What is asked:
Copy every entry exactly.

Records to process:
--*--

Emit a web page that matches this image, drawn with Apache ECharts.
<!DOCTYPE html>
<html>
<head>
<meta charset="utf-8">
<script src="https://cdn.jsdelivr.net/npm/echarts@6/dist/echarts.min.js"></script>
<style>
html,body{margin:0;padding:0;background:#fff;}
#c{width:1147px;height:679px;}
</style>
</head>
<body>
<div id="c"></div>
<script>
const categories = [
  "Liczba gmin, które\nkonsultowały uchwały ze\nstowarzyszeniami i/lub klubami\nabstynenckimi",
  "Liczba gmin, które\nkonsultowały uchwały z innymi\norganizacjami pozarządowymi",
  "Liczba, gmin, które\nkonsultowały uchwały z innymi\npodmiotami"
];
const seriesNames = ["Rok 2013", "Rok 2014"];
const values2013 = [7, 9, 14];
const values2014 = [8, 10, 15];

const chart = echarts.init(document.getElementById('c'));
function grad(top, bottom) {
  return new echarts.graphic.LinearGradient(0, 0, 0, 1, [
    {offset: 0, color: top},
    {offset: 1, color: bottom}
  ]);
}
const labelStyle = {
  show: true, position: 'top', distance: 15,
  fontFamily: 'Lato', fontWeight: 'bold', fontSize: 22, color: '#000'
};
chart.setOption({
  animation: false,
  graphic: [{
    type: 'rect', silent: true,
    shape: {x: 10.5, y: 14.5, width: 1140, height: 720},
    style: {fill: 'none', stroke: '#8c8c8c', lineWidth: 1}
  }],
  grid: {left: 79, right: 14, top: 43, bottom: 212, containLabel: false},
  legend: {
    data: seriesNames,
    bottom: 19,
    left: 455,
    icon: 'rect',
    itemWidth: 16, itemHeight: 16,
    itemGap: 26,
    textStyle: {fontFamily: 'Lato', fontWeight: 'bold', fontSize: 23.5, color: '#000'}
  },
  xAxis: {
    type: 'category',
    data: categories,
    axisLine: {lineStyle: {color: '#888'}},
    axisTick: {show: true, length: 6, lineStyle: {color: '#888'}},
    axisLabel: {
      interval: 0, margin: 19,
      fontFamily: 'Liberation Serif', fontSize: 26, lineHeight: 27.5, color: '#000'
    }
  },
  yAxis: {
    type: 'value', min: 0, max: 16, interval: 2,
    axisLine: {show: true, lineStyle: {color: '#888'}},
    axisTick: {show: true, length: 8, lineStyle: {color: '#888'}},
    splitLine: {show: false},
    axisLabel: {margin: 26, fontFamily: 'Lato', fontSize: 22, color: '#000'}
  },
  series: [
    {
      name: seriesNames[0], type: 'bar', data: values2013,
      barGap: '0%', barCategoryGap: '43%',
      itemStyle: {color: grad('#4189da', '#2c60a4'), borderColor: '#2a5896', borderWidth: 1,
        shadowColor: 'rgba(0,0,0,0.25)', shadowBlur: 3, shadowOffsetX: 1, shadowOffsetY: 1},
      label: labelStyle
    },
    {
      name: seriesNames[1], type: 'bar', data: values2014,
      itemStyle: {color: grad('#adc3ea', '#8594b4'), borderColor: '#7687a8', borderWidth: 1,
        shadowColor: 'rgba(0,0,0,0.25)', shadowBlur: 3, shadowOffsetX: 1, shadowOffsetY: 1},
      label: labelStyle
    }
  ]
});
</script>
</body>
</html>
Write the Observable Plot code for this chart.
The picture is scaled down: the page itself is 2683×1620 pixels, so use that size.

--*--

The output:
Emit a web page that matches this image, drawn with Apache ECharts.
<!DOCTYPE html>
<html>
<head>
<meta charset="utf-8">
<script src="https://cdn.jsdelivr.net/npm/echarts@6/dist/echarts.min.js"></script>
<style>
html,body{margin:0;padding:0;background:#fff;}
#c{width:1147px;height:679px;}
</style>
</head>
<body>
<div id="c"></div>
<script>
const categories = [
  "Liczba gmin, które\nkonsultowały uchwały ze\nstowarzyszeniami i/lub klubami\nabstynenckimi",
  "Liczba gmin, które\nkonsultowały uchwały z innymi\norganizacjami pozarządowymi",
  "Liczba, gmin, które\nkonsultowały uchwały z innymi\npodmiotami"
];
const seriesNames = ["Rok 2013", "Rok 2014"];
const values2013 = [7, 9, 14];
const values2014 = [8, 10, 15];

const chart = echarts.init(document.getElementById('c'));
function grad(top, bottom) {
  return new echarts.graphic.LinearGradient(0, 0, 0, 1, [
    {offset: 0, color: top},
    {offset: 1, color: bottom}
  ]);
}
const labelStyle = {
  show: true, position: 'top', distance: 15,
  fontFamily: 'Lato', fontWeight: 'bold', fontSize: 22, color: '#000'
};
chart.setOption({
  animation: false,
  graphic: [{
    type: 'rect', silent: true,
    shape: {x: 10.5, y: 14.5, width: 1140, height: 720},
    style: {fill: 'none', stroke: '#8c8c8c', lineWidth: 1}
  }],
  grid: {left: 79, right: 14, top: 43, bottom: 212, containLabel: false},
  legend: {
    data: seriesNames,
    bottom: 19,
    left: 455,
    icon: 'rect',
    itemWidth: 16, itemHeight: 16,
    itemGap: 26,
    textStyle: {fontFamily: 'Lato', fontWeight: 'bold', fontSize: 23.5, color: '#000'}
  },
  xAxis: {
    type: 'category',
    data: categories,
    axisLine: {lineStyle: {color: '#888'}},
    axisTick: {show: true, length: 6, lineStyle: {color: '#888'}},
    axisLabel: {
      interval: 0, margin: 19,
      fontFamily: 'Liberation Serif', fontSize: 26, lineHeight: 27.5, color: '#000'
    }
  },
  yAxis: {
    type: 'value', min: 0, max: 16, interval: 2,
    axisLine: {show: true, lineStyle: {color: '#888'}},
    axisTick: {show: true, length: 8, lineStyle: {color: '#888'}},
    splitLine: {show: false},
    axisLabel: {margin: 26, fontFamily: 'Lato', fontSize: 22, color: '#000'}
  },
  series: [
    {
      name: seriesNames[0], type: 'bar', data: values2013,
      barGap: '0%', barCategoryGap: '43%',
      itemStyle: {color: grad('#4189da', '#2c60a4'), borderColor: '#2a5896', borderWidth: 1,
        shadowColor: 'rgba(0,0,0,0.25)', shadowBlur: 3, shadowOffsetX: 1, shadowOffsetY: 1},
      label: labelStyle
    },
    {
      name: seriesNames[1], type: 'bar', data: values2014,
      itemStyle: {color: grad('#adc3ea', '#8594b4'), borderColor: '#7687a8', borderWidth: 1,
        shadowColor: 'rgba(0,0,0,0.25)', shadowBlur: 3, shadowOffsetX: 1, shadowOffsetY: 1},
      label: labelStyle
    }
  ]
});
</script>
</body>
</html>
Write the Observable Plot code for this chart.
The picture is scaled down: the page itself is 2683×1620 pixels, so use that size.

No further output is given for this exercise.